→ **PROVIDED DATA**:
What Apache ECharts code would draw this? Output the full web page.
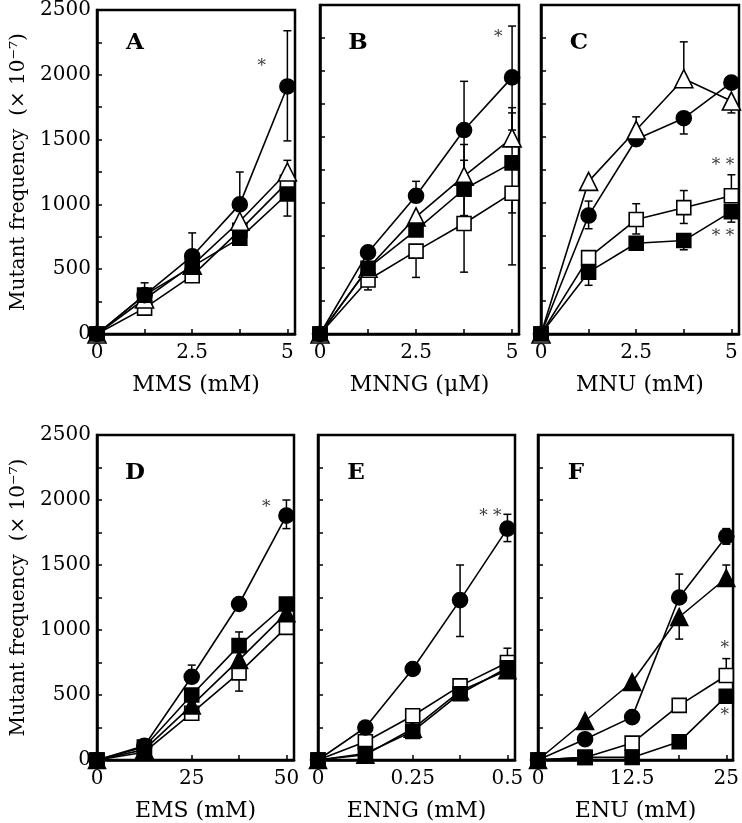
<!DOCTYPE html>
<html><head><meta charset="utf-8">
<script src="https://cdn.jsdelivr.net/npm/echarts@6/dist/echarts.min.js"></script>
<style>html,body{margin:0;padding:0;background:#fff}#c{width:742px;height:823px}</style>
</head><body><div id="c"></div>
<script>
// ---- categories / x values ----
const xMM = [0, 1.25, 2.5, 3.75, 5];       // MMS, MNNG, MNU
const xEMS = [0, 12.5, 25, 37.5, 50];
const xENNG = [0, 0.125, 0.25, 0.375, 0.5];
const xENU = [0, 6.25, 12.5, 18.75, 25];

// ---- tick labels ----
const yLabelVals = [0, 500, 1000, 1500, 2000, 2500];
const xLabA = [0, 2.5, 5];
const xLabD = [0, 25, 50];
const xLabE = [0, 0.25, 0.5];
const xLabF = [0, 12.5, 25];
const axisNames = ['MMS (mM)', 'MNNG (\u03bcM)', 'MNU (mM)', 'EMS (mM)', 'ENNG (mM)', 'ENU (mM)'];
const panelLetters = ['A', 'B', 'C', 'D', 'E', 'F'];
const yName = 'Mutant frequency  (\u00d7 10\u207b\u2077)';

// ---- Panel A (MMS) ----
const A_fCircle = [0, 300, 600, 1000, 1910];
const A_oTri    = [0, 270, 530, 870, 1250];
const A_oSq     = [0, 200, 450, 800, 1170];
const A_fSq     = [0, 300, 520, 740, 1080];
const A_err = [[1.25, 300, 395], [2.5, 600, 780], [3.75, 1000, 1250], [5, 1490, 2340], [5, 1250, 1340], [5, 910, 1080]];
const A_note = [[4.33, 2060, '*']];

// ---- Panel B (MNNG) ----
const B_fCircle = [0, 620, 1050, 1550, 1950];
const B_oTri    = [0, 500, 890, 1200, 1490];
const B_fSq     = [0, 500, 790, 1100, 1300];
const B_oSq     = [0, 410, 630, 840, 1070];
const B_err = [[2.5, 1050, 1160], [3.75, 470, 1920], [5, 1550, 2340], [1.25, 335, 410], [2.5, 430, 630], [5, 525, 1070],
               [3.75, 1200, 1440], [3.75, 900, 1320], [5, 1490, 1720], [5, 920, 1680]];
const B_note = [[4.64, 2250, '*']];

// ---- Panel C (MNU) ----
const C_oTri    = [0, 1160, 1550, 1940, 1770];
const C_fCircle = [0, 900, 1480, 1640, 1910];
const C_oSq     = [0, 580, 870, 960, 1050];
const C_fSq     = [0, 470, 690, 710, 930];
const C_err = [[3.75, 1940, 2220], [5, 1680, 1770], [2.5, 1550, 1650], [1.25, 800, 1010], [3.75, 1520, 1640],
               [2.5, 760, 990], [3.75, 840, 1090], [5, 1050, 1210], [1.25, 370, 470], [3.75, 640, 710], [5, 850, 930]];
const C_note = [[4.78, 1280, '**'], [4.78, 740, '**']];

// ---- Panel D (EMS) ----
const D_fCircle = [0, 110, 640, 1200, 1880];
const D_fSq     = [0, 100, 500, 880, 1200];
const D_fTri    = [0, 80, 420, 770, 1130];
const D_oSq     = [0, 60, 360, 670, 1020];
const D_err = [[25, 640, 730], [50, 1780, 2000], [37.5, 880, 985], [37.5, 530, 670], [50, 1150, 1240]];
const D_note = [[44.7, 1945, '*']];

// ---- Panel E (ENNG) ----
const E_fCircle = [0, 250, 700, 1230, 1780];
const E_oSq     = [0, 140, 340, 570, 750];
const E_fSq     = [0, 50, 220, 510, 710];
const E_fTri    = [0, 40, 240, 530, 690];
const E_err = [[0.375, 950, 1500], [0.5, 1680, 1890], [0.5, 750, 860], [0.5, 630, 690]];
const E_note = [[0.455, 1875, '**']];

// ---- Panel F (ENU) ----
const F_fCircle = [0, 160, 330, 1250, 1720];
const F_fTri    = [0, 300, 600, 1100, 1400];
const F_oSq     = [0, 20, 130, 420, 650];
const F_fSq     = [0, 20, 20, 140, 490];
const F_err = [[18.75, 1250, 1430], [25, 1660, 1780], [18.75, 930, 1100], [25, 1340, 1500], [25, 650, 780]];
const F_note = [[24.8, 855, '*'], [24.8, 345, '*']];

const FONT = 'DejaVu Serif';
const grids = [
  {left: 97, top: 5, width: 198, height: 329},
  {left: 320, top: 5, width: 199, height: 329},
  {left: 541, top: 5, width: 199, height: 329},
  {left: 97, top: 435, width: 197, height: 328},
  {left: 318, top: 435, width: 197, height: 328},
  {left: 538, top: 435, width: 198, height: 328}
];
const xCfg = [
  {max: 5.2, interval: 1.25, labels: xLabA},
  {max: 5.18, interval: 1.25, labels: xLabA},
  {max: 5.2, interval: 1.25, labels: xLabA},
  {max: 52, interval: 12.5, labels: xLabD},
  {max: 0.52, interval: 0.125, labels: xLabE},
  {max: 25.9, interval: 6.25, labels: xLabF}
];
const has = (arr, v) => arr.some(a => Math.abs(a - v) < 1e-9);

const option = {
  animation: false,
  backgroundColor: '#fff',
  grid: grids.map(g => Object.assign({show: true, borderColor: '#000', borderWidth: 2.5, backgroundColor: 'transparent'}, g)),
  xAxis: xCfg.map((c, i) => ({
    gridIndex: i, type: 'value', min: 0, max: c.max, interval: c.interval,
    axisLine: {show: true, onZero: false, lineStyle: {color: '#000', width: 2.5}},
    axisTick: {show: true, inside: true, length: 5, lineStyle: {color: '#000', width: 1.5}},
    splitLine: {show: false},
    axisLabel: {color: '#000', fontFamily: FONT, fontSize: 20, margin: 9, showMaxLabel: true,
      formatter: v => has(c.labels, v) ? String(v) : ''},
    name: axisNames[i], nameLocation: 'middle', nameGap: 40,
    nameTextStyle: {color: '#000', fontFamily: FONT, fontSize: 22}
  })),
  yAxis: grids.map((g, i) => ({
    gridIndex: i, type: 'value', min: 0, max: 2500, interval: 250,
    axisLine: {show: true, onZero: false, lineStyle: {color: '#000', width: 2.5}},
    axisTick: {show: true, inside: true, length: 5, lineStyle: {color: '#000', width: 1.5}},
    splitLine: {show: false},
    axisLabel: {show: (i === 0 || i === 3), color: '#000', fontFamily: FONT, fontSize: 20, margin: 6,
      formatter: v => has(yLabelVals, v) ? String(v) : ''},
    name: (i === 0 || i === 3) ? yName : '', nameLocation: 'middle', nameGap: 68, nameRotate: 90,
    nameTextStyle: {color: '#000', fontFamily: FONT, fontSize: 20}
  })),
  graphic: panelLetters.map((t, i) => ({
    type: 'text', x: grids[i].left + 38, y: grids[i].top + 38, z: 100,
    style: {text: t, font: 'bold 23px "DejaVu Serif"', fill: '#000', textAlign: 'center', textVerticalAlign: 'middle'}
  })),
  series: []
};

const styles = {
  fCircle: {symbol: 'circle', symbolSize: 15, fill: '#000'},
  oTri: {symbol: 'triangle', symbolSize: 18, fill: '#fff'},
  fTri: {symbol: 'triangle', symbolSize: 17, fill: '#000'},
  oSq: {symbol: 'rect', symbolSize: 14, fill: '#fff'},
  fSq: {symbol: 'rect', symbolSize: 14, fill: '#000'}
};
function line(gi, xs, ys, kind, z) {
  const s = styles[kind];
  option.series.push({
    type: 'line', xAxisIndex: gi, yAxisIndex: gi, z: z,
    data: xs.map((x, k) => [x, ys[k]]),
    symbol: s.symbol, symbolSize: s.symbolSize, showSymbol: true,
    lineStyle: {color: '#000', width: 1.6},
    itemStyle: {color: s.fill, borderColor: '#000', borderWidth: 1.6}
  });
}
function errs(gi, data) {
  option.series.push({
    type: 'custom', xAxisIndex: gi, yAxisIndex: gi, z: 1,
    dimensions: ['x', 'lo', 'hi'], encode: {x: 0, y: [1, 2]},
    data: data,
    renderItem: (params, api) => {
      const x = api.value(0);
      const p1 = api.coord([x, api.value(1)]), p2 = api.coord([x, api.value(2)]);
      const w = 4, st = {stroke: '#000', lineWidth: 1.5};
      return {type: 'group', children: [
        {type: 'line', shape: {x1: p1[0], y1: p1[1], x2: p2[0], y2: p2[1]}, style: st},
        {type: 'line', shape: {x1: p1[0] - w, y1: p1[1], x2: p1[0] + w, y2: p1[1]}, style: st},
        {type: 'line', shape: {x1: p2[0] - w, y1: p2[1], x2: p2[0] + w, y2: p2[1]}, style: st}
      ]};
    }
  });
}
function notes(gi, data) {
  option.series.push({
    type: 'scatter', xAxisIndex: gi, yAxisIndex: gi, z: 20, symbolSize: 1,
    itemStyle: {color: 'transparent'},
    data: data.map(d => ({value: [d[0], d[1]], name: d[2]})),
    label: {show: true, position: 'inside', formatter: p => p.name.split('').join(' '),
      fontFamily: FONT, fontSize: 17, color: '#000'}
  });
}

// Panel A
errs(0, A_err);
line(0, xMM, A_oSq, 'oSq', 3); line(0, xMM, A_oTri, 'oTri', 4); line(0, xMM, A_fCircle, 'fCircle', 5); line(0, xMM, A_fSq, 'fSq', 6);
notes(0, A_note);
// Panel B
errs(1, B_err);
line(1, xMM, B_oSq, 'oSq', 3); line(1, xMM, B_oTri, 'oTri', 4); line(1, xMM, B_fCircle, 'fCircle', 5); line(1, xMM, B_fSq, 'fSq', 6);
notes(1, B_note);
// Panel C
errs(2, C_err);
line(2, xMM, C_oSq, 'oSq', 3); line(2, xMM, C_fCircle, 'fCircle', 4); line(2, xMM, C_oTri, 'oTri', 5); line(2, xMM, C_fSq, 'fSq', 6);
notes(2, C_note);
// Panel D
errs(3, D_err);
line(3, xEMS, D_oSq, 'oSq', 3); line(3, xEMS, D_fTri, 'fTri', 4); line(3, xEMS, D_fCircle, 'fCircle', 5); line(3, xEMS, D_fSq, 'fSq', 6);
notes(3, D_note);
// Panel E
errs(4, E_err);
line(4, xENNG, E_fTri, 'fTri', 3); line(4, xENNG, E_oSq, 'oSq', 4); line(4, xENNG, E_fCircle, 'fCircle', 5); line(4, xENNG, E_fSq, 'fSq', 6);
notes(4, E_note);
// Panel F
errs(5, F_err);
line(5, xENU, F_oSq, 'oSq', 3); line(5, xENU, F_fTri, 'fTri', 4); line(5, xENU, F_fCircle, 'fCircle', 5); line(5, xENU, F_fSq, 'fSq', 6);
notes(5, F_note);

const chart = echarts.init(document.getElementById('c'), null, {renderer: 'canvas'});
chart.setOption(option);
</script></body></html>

→ **TASK STATEMENT**:
With the pictures left out, restate word for word every line of the data above, from the first down to the line that contains "const yName = 'Mutant".

→ **IN RESPONSE**:
What Apache ECharts code would draw this? Output the full web page.
<!DOCTYPE html>
<html><head><meta charset="utf-8">
<script src="https://cdn.jsdelivr.net/npm/echarts@6/dist/echarts.min.js"></script>
<style>html,body{margin:0;padding:0;background:#fff}#c{width:742px;height:823px}</style>
</head><body><div id="c"></div>
<script>
// ---- categories / x values ----
const xMM = [0, 1.25, 2.5, 3.75, 5];       // MMS, MNNG, MNU
const xEMS = [0, 12.5, 25, 37.5, 50];
const xENNG = [0, 0.125, 0.25, 0.375, 0.5];
const xENU = [0, 6.25, 12.5, 18.75, 25];

// ---- tick labels ----
const yLabelVals = [0, 500, 1000, 1500, 2000, 2500];
const xLabA = [0, 2.5, 5];
const xLabD = [0, 25, 50];
const xLabE = [0, 0.25, 0.5];
const xLabF = [0, 12.5, 25];
const axisNames = ['MMS (mM)', 'MNNG (\u03bcM)', 'MNU (mM)', 'EMS (mM)', 'ENNG (mM)', 'ENU (mM)'];
const panelLetters = ['A', 'B', 'C', 'D', 'E', 'F'];
const yName = 'Mutant frequency  (\u00d7 10\u207b\u2077)';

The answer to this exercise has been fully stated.